-- DATASET CONTENT --
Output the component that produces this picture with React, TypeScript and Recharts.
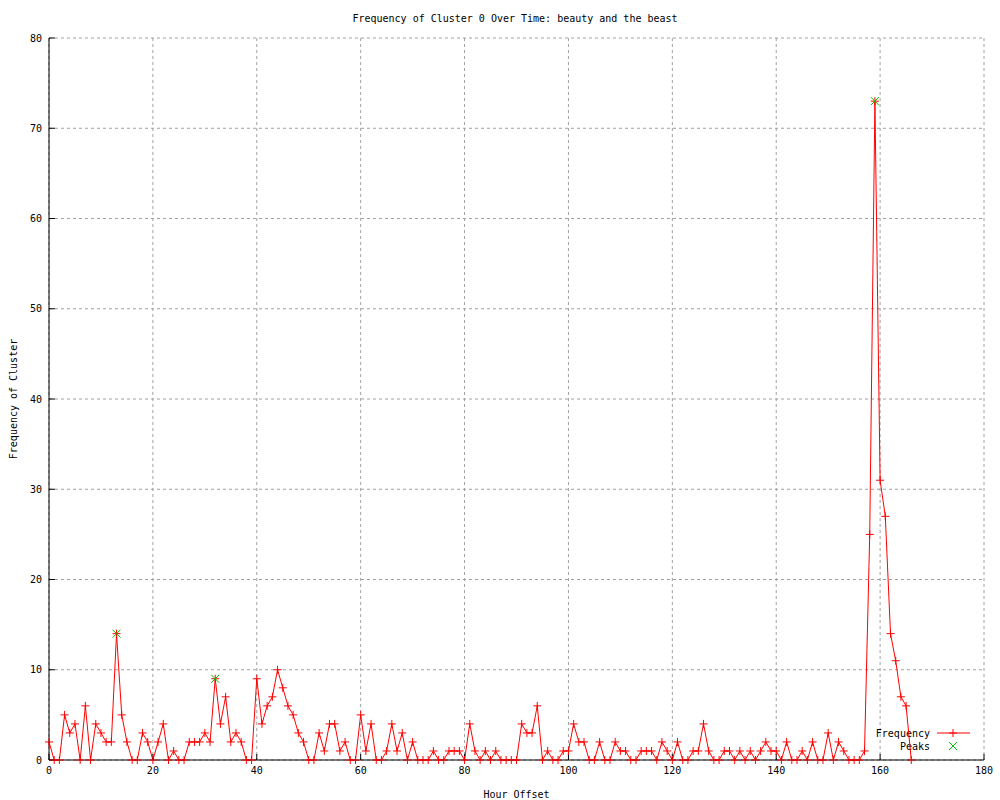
import {
  ComposedChart,
  Line,
  Scatter,
  XAxis,
  YAxis,
  CartesianGrid,
} from "recharts";

// frequency per hour offset, starting at hour 0
const frequency = [
  2, 0, 0, 5, 3, 4, 0, 6, 0, 4, 3, 2, 2, 14, 5, 2, 0, 0, 3, 2,
  0, 2, 4, 0, 1, 0, 0, 2, 2, 2, 3, 2, 9, 4, 7, 2, 3, 2, 0, 0,
  9, 4, 6, 7, 10, 8, 6, 5, 3, 2, 0, 0, 3, 1, 4, 4, 1, 2, 0, 0,
  5, 1, 4, 0, 0, 1, 4, 1, 3, 0, 2, 0, 0, 0, 1, 0, 0, 1, 1, 1,
  0, 4, 1, 0, 1, 0, 1, 0, 0, 0, 0, 4, 3, 3, 6, 0, 1, 0, 0, 1,
  1, 4, 2, 2, 0, 0, 2, 0, 0, 2, 1, 1, 0, 0, 1, 1, 1, 0, 2, 1,
  0, 2, 0, 0, 1, 1, 4, 1, 0, 0, 1, 1, 0, 1, 0, 1, 0, 1, 2, 1,
  1, 0, 2, 0, 0, 1, 0, 2, 0, 0, 3, 0, 2, 1, 0, 0, 0, 1, 25, 73,
  31, 27, 14, 11, 7, 6, 0,
];

const peakHours = [13, 32, 159];
const peakValues = [14, 9, 73];

const xTicks = [0, 20, 40, 60, 80, 100, 120, 140, 160, 180];
const yTicks = [0, 10, 20, 30, 40, 50, 60, 70, 80];

const RED = "#ff0000";
const GREEN = "#00c000";
const FONT = "'DejaVu Sans Mono', monospace";

const freqData = frequency.map((v, i) => ({ hour: i, freq: v }));
const peakData = peakHours.map((h, i) => ({ hour: h, peak: peakValues[i] }));

const PlusDot = (props: any) => {
  const { cx, cy } = props;
  if (cx == null || cy == null) return null;
  return (
    <path
      d={`M${cx - 4},${cy}H${cx + 4}M${cx},${cy - 4}V${cy + 4}`}
      stroke={RED}
      strokeWidth={1}
      fill="none"
    />
  );
};

const CrossDot = (props: any) => {
  const { cx, cy } = props;
  if (cx == null || cy == null) return null;
  return (
    <path
      d={`M${cx - 4},${cy - 4}L${cx + 4},${cy + 4}M${cx - 4},${cy + 4}L${cx + 4},${cy - 4}`}
      stroke={GREEN}
      strokeWidth={1}
      fill="none"
    />
  );
};

const tickStyle = { fontSize: 10, fontFamily: FONT, fill: "#000" };
const blank = () => "";

export default function App() {
  return (
    <div style={{ position: "absolute", left: 0, top: 0, background: "#fff" }}>
      <ComposedChart
        width={1000}
        height={800}
        margin={{ top: 38, right: 16, bottom: 0, left: 9 }}
      >
        <CartesianGrid
          stroke="#a0a0a0"
          strokeDasharray="3 3"
          horizontalValues={yTicks}
          verticalValues={xTicks}
        />
        <XAxis
          dataKey="hour"
          type="number"
          domain={[0, 180]}
          ticks={xTicks}
          height={40}
          stroke="#000"
          tick={tickStyle}
          tickSize={-6}
          tickMargin={13}
          allowDuplicatedCategory={false}
          label={{
            value: "Hour Offset",
            position: "insideBottom",
            offset: 2,
            style: tickStyle,
          }}
        />
        <XAxis
          xAxisId="top"
          orientation="top"
          type="number"
          domain={[0, 180]}
          ticks={xTicks}
          height={0}
          stroke="#000"
          tickSize={-6}
          tickFormatter={blank}
        />
        <YAxis
          type="number"
          domain={[0, 80]}
          ticks={yTicks}
          width={40}
          stroke="#000"
          tick={tickStyle}
          tickSize={-6}
          tickMargin={13}
          label={{
            value: "Frequency of Cluster",
            angle: -90,
            position: "insideLeft",
            offset: 4,
            style: { ...tickStyle, textAnchor: "middle" },
          }}
        />
        <YAxis
          yAxisId="right"
          orientation="right"
          type="number"
          domain={[0, 80]}
          ticks={yTicks}
          width={0}
          stroke="#000"
          tickSize={-6}
          tickFormatter={blank}
        />
        <Line
          data={freqData}
          dataKey="freq"
          type="linear"
          stroke={RED}
          strokeWidth={1}
          dot={<PlusDot />}
          activeDot={false}
          isAnimationActive={false}
        />
        <Scatter
          data={peakData}
          dataKey="peak"
          shape={<CrossDot />}
          isAnimationActive={false}
        />
        <text
          x={515}
          y={22}
          textAnchor="middle"
          style={tickStyle}
        >
          Frequency of Cluster 0 Over Time: beauty and the beast
        </text>
        <g>
          <text x={930} y={737} textAnchor="end" style={tickStyle}>
            Frequency
          </text>
          <line x1={937} y1={733} x2={970} y2={733} stroke={RED} />
          <PlusDot cx={953} cy={733} />
          <text x={930} y={750} textAnchor="end" style={tickStyle}>
            Peaks
          </text>
          <CrossDot cx={953} cy={746} />
        </g>
      </ComposedChart>
    </div>
  );
}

-- PROBLEM DETAILS --
Except for the pictures, give all the material above again verbatim.

-- RIGHT ANSWER --
Output the component that produces this picture with React, TypeScript and Recharts.
import {
  ComposedChart,
  Line,
  Scatter,
  XAxis,
  YAxis,
  CartesianGrid,
} from "recharts";

// frequency per hour offset, starting at hour 0
const frequency = [
  2, 0, 0, 5, 3, 4, 0, 6, 0, 4, 3, 2, 2, 14, 5, 2, 0, 0, 3, 2,
  0, 2, 4, 0, 1, 0, 0, 2, 2, 2, 3, 2, 9, 4, 7, 2, 3, 2, 0, 0,
  9, 4, 6, 7, 10, 8, 6, 5, 3, 2, 0, 0, 3, 1, 4, 4, 1, 2, 0, 0,
  5, 1, 4, 0, 0, 1, 4, 1, 3, 0, 2, 0, 0, 0, 1, 0, 0, 1, 1, 1,
  0, 4, 1, 0, 1, 0, 1, 0, 0, 0, 0, 4, 3, 3, 6, 0, 1, 0, 0, 1,
  1, 4, 2, 2, 0, 0, 2, 0, 0, 2, 1, 1, 0, 0, 1, 1, 1, 0, 2, 1,
  0, 2, 0, 0, 1, 1, 4, 1, 0, 0, 1, 1, 0, 1, 0, 1, 0, 1, 2, 1,
  1, 0, 2, 0, 0, 1, 0, 2, 0, 0, 3, 0, 2, 1, 0, 0, 0, 1, 25, 73,
  31, 27, 14, 11, 7, 6, 0,
];

const peakHours = [13, 32, 159];
const peakValues = [14, 9, 73];

const xTicks = [0, 20, 40, 60, 80, 100, 120, 140, 160, 180];
const yTicks = [0, 10, 20, 30, 40, 50, 60, 70, 80];

const RED = "#ff0000";
const GREEN = "#00c000";
const FONT = "'DejaVu Sans Mono', monospace";

const freqData = frequency.map((v, i) => ({ hour: i, freq: v }));
const peakData = peakHours.map((h, i) => ({ hour: h, peak: peakValues[i] }));

const PlusDot = (props: any) => {
  const { cx, cy } = props;
  if (cx == null || cy == null) return null;
  return (
    <path
      d={`M${cx - 4},${cy}H${cx + 4}M${cx},${cy - 4}V${cy + 4}`}
      stroke={RED}
      strokeWidth={1}
      fill="none"
    />
  );
};

const CrossDot = (props: any) => {
  const { cx, cy } = props;
  if (cx == null || cy == null) return null;
  return (
    <path
      d={`M${cx - 4},${cy - 4}L${cx + 4},${cy + 4}M${cx - 4},${cy + 4}L${cx + 4},${cy - 4}`}
      stroke={GREEN}
      strokeWidth={1}
      fill="none"
    />
  );
};

const tickStyle = { fontSize: 10, fontFamily: FONT, fill: "#000" };
const blank = () => "";

export default function App() {
  return (
    <div style={{ position: "absolute", left: 0, top: 0, background: "#fff" }}>
      <ComposedChart
        width={1000}
        height={800}
        margin={{ top: 38, right: 16, bottom: 0, left: 9 }}
      >
        <CartesianGrid
          stroke="#a0a0a0"
          strokeDasharray="3 3"
          horizontalValues={yTicks}
          verticalValues={xTicks}
        />
        <XAxis
          dataKey="hour"
          type="number"
          domain={[0, 180]}
          ticks={xTicks}
          height={40}
          stroke="#000"
          tick={tickStyle}
          tickSize={-6}
          tickMargin={13}
          allowDuplicatedCategory={false}
          label={{
            value: "Hour Offset",
            position: "insideBottom",
            offset: 2,
            style: tickStyle,
          }}
        />
        <XAxis
          xAxisId="top"
          orientation="top"
          type="number"
          domain={[0, 180]}
          ticks={xTicks}
          height={0}
          stroke="#000"
          tickSize={-6}
          tickFormatter={blank}
        />
        <YAxis
          type="number"
          domain={[0, 80]}
          ticks={yTicks}
          width={40}
          stroke="#000"
          tick={tickStyle}
          tickSize={-6}
          tickMargin={13}
          label={{
            value: "Frequency of Cluster",
            angle: -90,
            position: "insideLeft",
            offset: 4,
            style: { ...tickStyle, textAnchor: "middle" },
          }}
        />
        <YAxis
          yAxisId="right"
          orientation="right"
          type="number"
          domain={[0, 80]}
          ticks={yTicks}
          width={0}
          stroke="#000"
          tickSize={-6}
          tickFormatter={blank}
        />
        <Line
          data={freqData}
          dataKey="freq"
          type="linear"
          stroke={RED}
          strokeWidth={1}
          dot={<PlusDot />}
          activeDot={false}
          isAnimationActive={false}
        />
        <Scatter
          data={peakData}
          dataKey="peak"
          shape={<CrossDot />}
          isAnimationActive={false}
        />
        <text
          x={515}
          y={22}
          textAnchor="middle"
          style={tickStyle}
        >
          Frequency of Cluster 0 Over Time: beauty and the beast
        </text>
        <g>
          <text x={930} y={737} textAnchor="end" style={tickStyle}>
            Frequency
          </text>
          <line x1={937} y1={733} x2={970} y2={733} stroke={RED} />
          <PlusDot cx={953} cy={733} />
          <text x={930} y={750} textAnchor="end" style={tickStyle}>
            Peaks
          </text>
          <CrossDot cx={953} cy={746} />
        </g>
      </ComposedChart>
    </div>
  );
}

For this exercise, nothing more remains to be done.